Americans Have Never Been More Dissatisfied With How The Country Is Functioning Than They Are Right Now

All of these trials and tribulations have taken a great toll on us emotionally, and so perhaps it shouldn’t be a surprise that a new Gallup survey has found that the American people are less satisfied with how our nation is functioning than they ever have been before

Americans’ satisfaction with seven broad aspects of the way the country functions is collectively at its lowest in two decades of Gallup measurement. This includes satisfaction with the overall quality of life in the U.S., assessments of government, corporate and religious influence, and perceptions of the economic and moral climates.

The average percentage satisfied with these seven dimensions has plunged to 39% at the start of 2021. That compares with 53% a year ago, the highest average in more than a decade amid strong economic confidence and before the coronavirus pandemic took hold in the U.S.

For the survey, Gallup specifically asked Americans about the following seven areas…

  • The overall quality of life

  • The opportunity for a person in this nation to get ahead by working hard

  • The influence of organized religion

  • The size and power of the federal government

  • Our system of government and how well it works

  • The size and influence of major corporations

  • The moral and ethical climate

Satisfaction for every one of those areas was way down.

Of course whenever economic conditions are harsh, the overall population is not going to be happy, and we have been through a really tough stretch economically.

According to Gary Halbert of Halbert Wealth Management, last year was the worst year for the U.S. economy in 74 years

Last Thursday the Commerce Department released its first estimate of 4Q Gross Domestic Product showing the economy grew at an annual rate of 4.0% in the final three months of last year. That followed the 3Q record expansion of 33.4% (annual rate) as the economy rebounded strongly following the COVID-19 lockdowns.

2Q GDP plunged by a record-shattering 33.4% (annual rate) following the 1Q slide of 5% in the first three months of the year. For all of 2020 the economy shrank by 3.5%, the worst annual decline in 74 years (WWII).

Sadly, this year has not started very well either.  The number of Americans filing new claims for unemployment benefits each week continues to be at nearly four times the pre-pandemic level

The number of Americans filing for first-time unemployment benefits last week edged down but remained elevated as the coronavirus pandemic continues to trigger a high number of layoffs.
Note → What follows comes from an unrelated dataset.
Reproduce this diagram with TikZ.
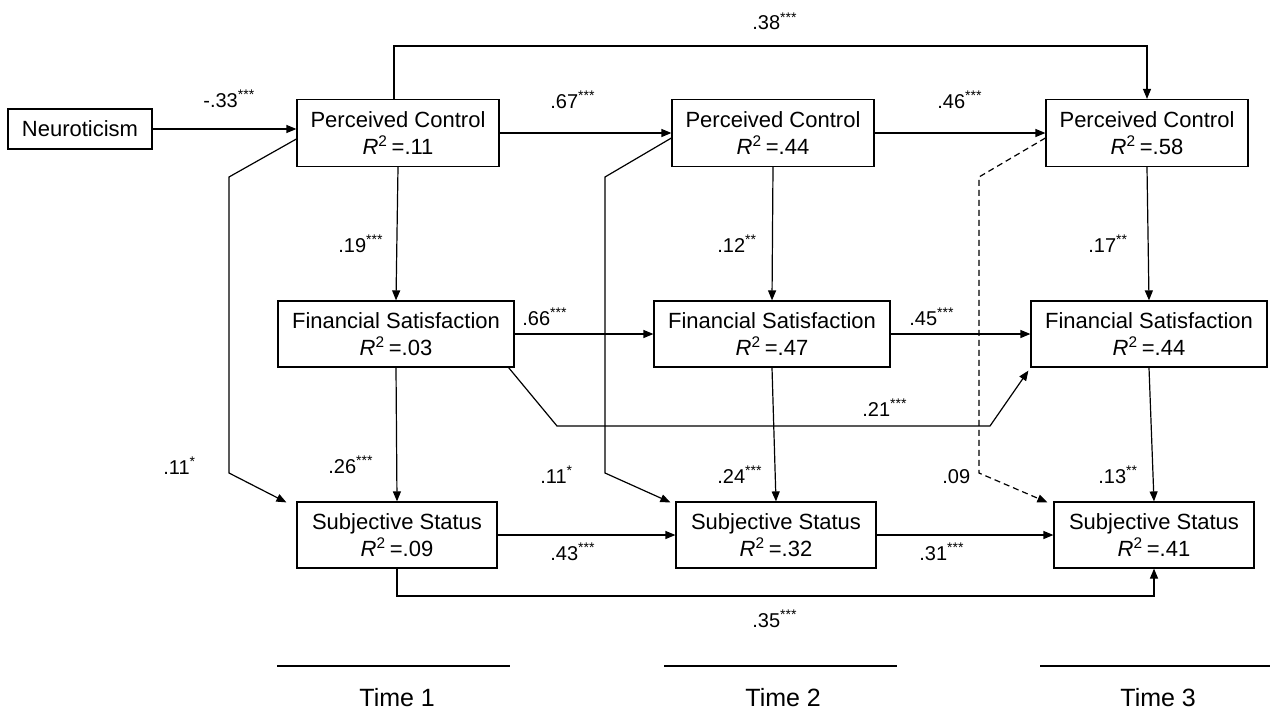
\documentclass[tikz,border=0pt]{standalone}
\usepackage{fontspec}
\setmainfont{Liberation Sans}
\usetikzlibrary{arrows.meta,calc}
\newcommand\sig[1]{\textsuperscript{#1}}
\newcommand\rsq[1]{\textit{R}\textsuperscript{2}\,=#1}
\begin{document}
\begin{tikzpicture}[x=0.5pt,y=-0.5pt,
  box/.style={draw,line width=0.6pt,inner sep=0pt,align=center,font=\fontsize{11}{13.5}\selectfont},
  pcbox/.style={box,minimum width=101pt,minimum height=33.5pt},
  fsbox/.style={box,minimum width=118pt,minimum height=33pt},
  ssbox/.style={box,minimum width=100pt,minimum height=33pt},
  lbl/.style={anchor=base west,inner sep=0pt,font=\fontsize{10}{12}\selectfont},
  tlbl/.style={anchor=base west,inner sep=0pt,font=\fontsize{12.5}{15}\selectfont},
  conn/.style={line width=0.6pt},
  arr/.style={conn,-{Triangle[length=5pt,width=4pt]}},
  dsh/.style={dash pattern=on 3pt off 2pt}]
\useasboundingbox (0,0) rectangle (1270,712);

% boxes
\node[box,minimum width=72pt,minimum height=20pt] (neur) at (80,129) {Neuroticism};
\node[pcbox] (pc1) at (398,133) {Perceived Control\\\rsq{.11}};
\node[pcbox] (pc2) at (773,133) {Perceived Control\\\rsq{.44}};
\node[pcbox] (pc3) at (1147,133) {Perceived Control\\\rsq{.58}};
\node[fsbox] (fs1) at (396,334) {Financial Satisfaction\\\rsq{.03}};
\node[fsbox] (fs2) at (772,334) {Financial Satisfaction\\\rsq{.47}};
\node[fsbox] (fs3) at (1149,334) {Financial Satisfaction\\\rsq{.44}};
\node[ssbox] (ss1) at (397,535) {Subjective Status\\\rsq{.09}};
\node[ssbox] (ss2) at (776,535) {Subjective Status\\\rsq{.32}};
\node[ssbox] (ss3) at (1154,535) {Subjective Status\\\rsq{.41}};

% horizontal paths
\draw[arr] (neur.east) -- (neur.east -| pc1.west);
\draw[arr] (pc1.east) -- (pc2.west);
\draw[arr] (pc2.east) -- (pc3.west);
\draw[arr] (fs1.east) -- (fs2.west);
\draw[arr] (fs2.east) -- (fs3.west);
\draw[arr] (ss1.east) -- (ss2.west);
\draw[arr] (ss2.east) -- (ss3.west);

% vertical paths
\draw[arr] (pc1.south) -- (fs1.north);
\draw[arr] (pc2.south) -- (fs2.north);
\draw[arr] (pc3.south) -- (fs3.north);
\draw[arr] (fs1.south) -- (ss1.north);
\draw[arr] (fs2.south) -- (ss2.north);
\draw[arr] (fs3.south) -- (ss3.north);

% long paths
\coordinate (t1) at (394,46);
\coordinate (t3) at (1147,46);
\draw[arr] (pc1.north -| t1) -- (t1) -- (t3) -- (pc3.north -| t3);
\coordinate (b1) at (397,596);
\coordinate (b3) at (1154,596);
\draw[arr] (ss1.south) -- (b1) -- (b3) -- (ss3.south);
\coordinate (d1) at (557,426);
\coordinate (d2) at (990,426);
\draw[arr] ($(fs1.south east)+(-6,0)$) -- (d1) -- (d2) -- ($(fs3.south west)+(-2,3)$);

% cross-lagged PC -> SS
\coordinate (a1) at (229,177);
\coordinate (a2) at (229,473);
\draw[arr] ($(pc1.west)+(0,6)$) -- (a1) -- (a2) -- ($(ss1.north west)+(-10,1)$);
\coordinate (e1) at (605,177);
\coordinate (e2) at (605,473);
\draw[arr] ($(pc2.west)+(0,5)$) -- (e1) -- (e2) -- ($(ss2.north west)+(-5,1)$);
\coordinate (g1) at (979,177);
\coordinate (g2) at (979,473);
\draw[arr,dsh] ($(pc3.west)+(0,5)$) -- (g1) -- (g2) -- ($(ss3.north west)+(-6,1)$);

% labels
\node[lbl] (l33) at (203,107) {-.33\sig{***}};
\node[lbl] (l67) at (550,108) {.67\sig{***}};
\node[lbl] (l46) at (937,108) {.46\sig{***}};
\node[lbl] (l38) at (752,30) {.38\sig{***}};
\node[lbl] (l19) at (338,252) {.19\sig{***}};
\node[lbl] (l12) at (717,252) {.12\sig{**}};
\node[lbl] (l17) at (1088,252) {.17\sig{**}};
\node[lbl] (l66) at (522,325) {.66\sig{***}};
\node[lbl] (l45) at (909,325) {.45\sig{***}};
\node[lbl] (l21) at (862,416) {.21\sig{***}};
\node[lbl] (l11a) at (163,474) {.11\sig{*}};
\node[lbl] (l26) at (328,473) {.26\sig{***}};
\node[lbl] (l11b) at (540,483) {.11\sig{*}};
\node[lbl] (l24) at (717,483) {.24\sig{***}};
\node[lbl] (l09) at (942,483) {.09};
\node[lbl] (l13) at (1098,483) {.13\sig{**}};
\node[lbl] (l43) at (550,560) {.43\sig{***}};
\node[lbl] (l31) at (919,560) {.31\sig{***}};
\node[lbl] (l35) at (752,627) {.35\sig{***}};

% time axis
\draw[conn] (277,666) -- (510,666);
\draw[conn] (664,666) -- (897,666);
\draw[conn] (1040,666) -- (1270,666);
\node[tlbl] (time1) at (359,706) {Time 1};
\node[tlbl] (time2) at (745,706) {Time 2};
\node[tlbl] (time3) at (1120,706) {Time 3};
\end{tikzpicture}
\end{document}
Figures released Thursday by the Labor Department show that 779,000 Americans filed first-time jobless claims in the week ended Jan. 30, lower than the 830,000 forecast by Refinitiv economists.

And the percentage of those without jobs that are considered to be “long-term unemployed” is approaching a record high

Almost 40% of jobless workers in January were long-term unemployed, the Bureau of Labor Statistics reported Friday.

The share has grown steadily since the spring and is approaching the record set in April 2010, in the aftermath of the Great Recession. At that time, nearly 46% of the unemployed were out of work at least six months.

Even though I write about our economic problems on a regular basis, even I was shocked by a brand new survey that discovered that “just 30% of unemployed individuals are being reached by the unemployment system”…

Congressional Democrats are trying to fast-track a nearly $2 trillion coronavirus relief proposal that would extend the existing supplemental unemployment benefits, but new research suggests that the jobless aid is not reaching millions of out-of-work Americans.

At most, just 30% of unemployed individuals are being reached by the unemployment system, according to a report published this week by Eliza Forsythe, a labor economist at the University of Illinois. That means roughly three out of every four jobless workers aren’t receiving aid — or about 8 million of the 11 million people counted as unemployed in December.

Of course borrowing and spending another 1.9 trillion dollars that we do not have will make our long-term debt problems even worse and will push us even farther down a highway to hyperinflation.

If economic conditions begin to significantly improve in the weeks ahead, the American people will start to feel better about how the country is doing.

But even if there is some sort of a short-term boost, the long-term outlook is bleaker than ever, and the American people are not going to be able to handle the long-term pain that is coming very well at all.